Verification of chromothripsis in LFS-MB2 and LFS-MB3 by whole-genome sequencing. (A) Copy-number profiles in LFS-MB2. (B) Predicted double minute chromosome structure. *Segments connected to centromere-like repeat sequences. (C) FISH confirming co-localization of fragments from chromosomes 3 and X in LFS-MB2 (RP11-245A6, green and CTD-2530H13, red); positions of FISH probes are shown on the inner-most circle of panel (B)). PCR experiments also confirmed this co-localization (see Figure S2). (D) Read-depth plot showing chromosome 15 rearrangements resulting from chromothripsis in LFS-MB3. Links connecting amplified regions are displayed on top (other links involving rearranged segments are displayed at the bottom).

Figure 4

Verification of chromothripsis in LFS-MB4. (A) DNA copy-number profiles. (B) Inferred double minute chromosome structure with SHH pathway members MYCN and GLI2. (C) PCR confirms juxtaposition of segments shown in panel (B). (D) FISH verifying co-localization of MYCN (red) and GLI2 (green).

Figure 5

Analysis of chromothripsis-associated DNA rearrangements in SHH-MB and AML. (A) Topographical clustering of amplified regions rearranged by chromothripsis. Sim., simulated amplicon distances (P-values are based on 1000 permutations). (B) Simulations of progressive rearrangements segregate from the actual data in terms of mean excess in copy-number compared to unaffected regions. (C) Rearrangement formation mechanisms analysis.
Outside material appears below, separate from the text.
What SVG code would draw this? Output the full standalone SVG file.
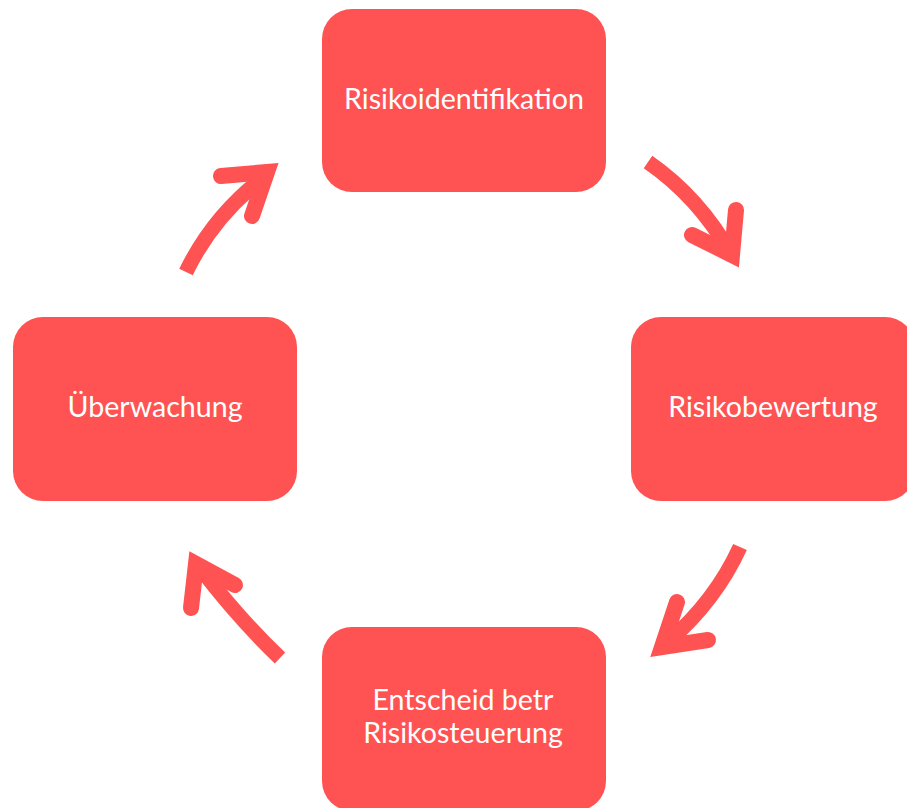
<svg xmlns="http://www.w3.org/2000/svg" width="907" height="808" viewBox="0 0 907 808">
<style>
.box{fill:#FF5252}
.lbl{fill:#FFFFFF;font-family:Lato,"Open Sans","Liberation Sans",sans-serif;font-size:28.6px;text-anchor:middle}
.shaft{fill:none;stroke:#FF5252;stroke-width:15;stroke-linecap:butt}
.head{fill:none;stroke:#FF5252;stroke-width:16;stroke-linecap:round;stroke-linejoin:miter;stroke-miterlimit:6}
</style>
<rect width="907" height="808" fill="#FFFFFF"/>
<g id="connectors">
  <g id="arrow1">
    <path class="shaft" d="M186,272 Q214,214 268,174"/>
    <path class="head" d="M221,176 L267,172 L252,216"/>
  </g>
  <g id="arrow2">
    <path class="shaft" d="M648,162 Q700,198 732,256"/>
    <path class="head" d="M692,235 L732,255 L736,210"/>
  </g>
  <g id="arrow3">
    <path class="shaft" d="M740,547 Q716,600 668,642"/>
    <path class="head" d="M677,602 L662,647 L708,640"/>
  </g>
  <g id="arrow4">
    <path class="shaft" d="M280,658 Q240,620 200,568"/>
    <path class="head" d="M191,608 L196,564 L235,585"/>
  </g>
</g>
<g id="node-identifikation">
  <rect class="box" x="322" y="9" width="284" height="183" rx="30"/>
  <text class="lbl" x="464" y="109">Risikoidentifikation</text>
</g>
<g id="node-bewertung">
  <rect class="box" x="631" y="317" width="284" height="184" rx="30"/>
  <text class="lbl" x="773" y="417">Risikobewertung</text>
</g>
<g id="node-steuerung">
  <rect class="box" x="322" y="627" width="284" height="184" rx="30"/>
  <text class="lbl" x="463" y="710">Entscheid betr</text>
  <text class="lbl" x="463" y="743">Risikosteuerung</text>
</g>
<g id="node-ueberwachung">
  <rect class="box" x="13" y="317" width="284" height="184" rx="30"/>
  <text class="lbl" x="155" y="417">Überwachung</text>
</g>
</svg>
Polymorphic genomic structural variants detected in the germline are shown for comparison. P-values, indicating significant differences between the distributions of inferred formation mechanisms, are based on Chi-square tests. VNTR, expansion or shrinkage of regions with variable number of tandem repeats; MEI, mobile element insertions; NAHR, non-allelic homologous recombination (other abbreviations: see main text). (D) Somatically acquired TP53 mutations are linked with the occurrence of chromothripsis in AML. Black filled circles: AMLs with chromothripsis. Gray open circles: AMLs without chromothripsis. Example copy-number profiles are available as Data S2, and a detailed summary of the AML data is in Table S5. (E) Cancer gene enrichment in association with chromothripsis in SHH-MBs, analyzed by deep sequencing, and AMLs, analyzed by SNP arrays. Regions hemizygously deleted (‘lost’), gained, and highly (>10-fold) amplified as a consequence of chromothripsis were separately analyzed. No genes displayed high-level amplification in AML in association with chromothripsis (‘NA’). ‘*’significant based on Fisher’s exact test.

Figure 6

New model linking TP53 mutation status to catastrophic DNA rearrangements. Related references: ¹Tabori et al. (2007); ²Tusell et al. (2010); ³Meyerson and Pellman (2011); ⁴Vogelstein et al. (2000); ⁵Dahm-Daphi et al. (2005).